Hoje, entre os 5.570 municípios brasileiros, Marabá é o de número 163 entre as economias. É mais rico que Palmas, capital do Tocantins. Se continuar como está, nos próximos dois anos, o município se verá no pelotão das 100 maiores praças financeiras, mas sem a ganância de Parauapebas, que não saberia se reproduzir sem a Vale e a indústria extrativa – algo que Marabá nem precisou aprender nesse seu um século de vida, obra e graça.
No entanto, como tudo tem suas dores, o potencial de Marabá cobiçado lá fora – e às vezes nem tão conhecido por seus empresários e administradores – muito pouco ou quase nada diz respeito a uma considerável parcela da população local, acostumada a ver a grandeza do município na mídia nacional medida em catástrofes naturais, como a enchente que anualmente tira centenas de casa, e em índices de violência, com a cidade sempre estampada entre primeira, terceira e quinta mais violenta do país.

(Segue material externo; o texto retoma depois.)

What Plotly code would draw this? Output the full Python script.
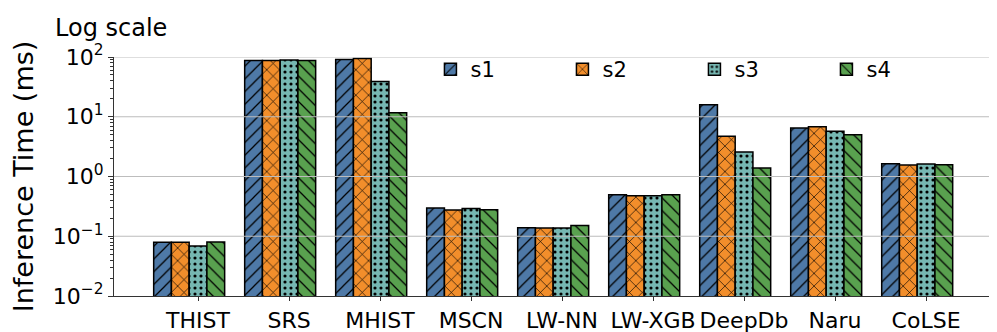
import plotly.graph_objects as go

categories = ["THIST", "SRS", "MHIST", "MSCN", "LW-NN", "LW-XGB", "DeepDb", "Naru", "CoLSE"]
series_names = ["s1", "s2", "s3", "s4"]
s1 = [0.079, 87, 91, 0.297, 0.139, 0.497, 15.9, 6.5, 1.64]
s2 = [0.079, 87, 94, 0.275, 0.138, 0.478, 4.7, 6.8, 1.56]
s3 = [0.069, 89, 39, 0.29, 0.138, 0.478, 2.57, 5.7, 1.62]
s4 = [0.080, 87, 11.7, 0.279, 0.152, 0.497, 1.39, 5.0, 1.58]
ytick_vals = [0.01, 0.1, 1, 10, 100]
ytick_text = ["10<sup>\u22122</sup>", "10<sup>\u22121</sup>", "10<sup>0</sup>", "10<sup>1</sup>", "10<sup>2</sup>"]

colors = ["#4e79a7", "#f28e2b", "#76b7b2", "#59a14f"]
shapes_pat = ["/", "x", ".", "\\"]
sizes = [9, 9, 6, 9]
solid = [0.14, 0.14, 0.22, 0.14]

FONT = "DejaVu Sans"
BAR_FRAC = 0.195           # width of one bar, in category units
TICK_SHIFT = BAR_FRAC / 2  # ticks sit under the third bar of each group, as in the original

xpos = list(range(len(categories)))
fig = go.Figure()
for name, vals, c, sh, sz, so in zip(series_names, [s1, s2, s3, s4], colors, shapes_pat, sizes, solid):
    fig.add_trace(go.Bar(
        name=name, x=xpos, y=vals,
        marker=dict(color=c, line=dict(color="black", width=1.5),
                    pattern=dict(shape=sh, fgcolor="black", bgcolor=c, size=sz, solidity=so, fillmode="replace")),
    ))

minor_vals = [m * 10 ** e for e in range(-2, 2) for m in range(2, 10)]

shapes = []
for v in [0.1, 1, 10, 100]:
    shapes.append(dict(type="line", xref="paper", yref="y", x0=0, x1=1, y0=v, y1=v,
                       line=dict(color="#bdbdbd", width=1.2), layer="above"))

fig.update_layout(
    width=997, height=332,
    margin=dict(l=106, r=12, t=49, b=44, autoexpand=False),
    plot_bgcolor="white", paper_bgcolor="white",
    barmode="group", bargap=1 - 4 * BAR_FRAC, bargroupgap=0,
    font=dict(family=FONT, size=20, color="black"),
    showlegend=True,
    legend=dict(orientation="h", x=0.360, y=1.033, xanchor="left", yanchor="top",
                font=dict(size=21, family=FONT), entrywidth=87, entrywidthmode="pixels",
                bgcolor="rgba(0,0,0,0)", itemwidth=30, traceorder="normal"),
    shapes=shapes,
    annotations=[dict(text="Log scale", xref="paper", yref="paper", x=-0.069, y=1.122,
                      xanchor="left", yanchor="middle", showarrow=False,
                      font=dict(size=24, family=FONT))],
)
fig.update_xaxes(
    tickmode="array", tickvals=[p + TICK_SHIFT for p in xpos], ticktext=categories,
    range=[-0.826, 8.833], showgrid=False, showline=True, linecolor="#333", linewidth=1.2,
    ticks="outside", ticklen=4, tickcolor="#333", tickfont=dict(size=22, family=FONT),
    zeroline=False, automargin=False,
)
fig.update_yaxes(
    type="log", range=[-2, 2], tickmode="array", tickvals=ytick_vals, ticktext=ytick_text,
    showgrid=False, showline=True, linecolor="#333", linewidth=1.2,
    ticks="outside", ticklen=5, tickcolor="#333", tickfont=dict(size=22, family=FONT),
    minor=dict(tickmode="array", tickvals=minor_vals, ticks="outside", ticklen=3, tickcolor="#333", showgrid=False),
    title=dict(text="Inference Time (ms)", font=dict(size=27, family=FONT), standoff=11),
    zeroline=False, automargin=False,
)
fig.write_html("out.html")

A riqueza é grande. Os gargalos a vencer – para conciliar produção, desenvolvimento e igualdade social – são maiores, já que, conforme o Índice de Desenvolvimento Humano Municipal (IDHM), Marabá está a meio caminho (2.716º) do “ruim”, embora se comporte como “mediano”, o que ilustra o verdadeiro disparate entre o que produz e o que é, de fato. Se é verdade que esses dados não podem ser justificativa de inércia e conformismo, é evidente também que Marabá tem muito a mostrar e extrair, basta a sociedade começar a fiscalizar a apropriação de seu patrimônio mineral. Há muita diferença a fazer.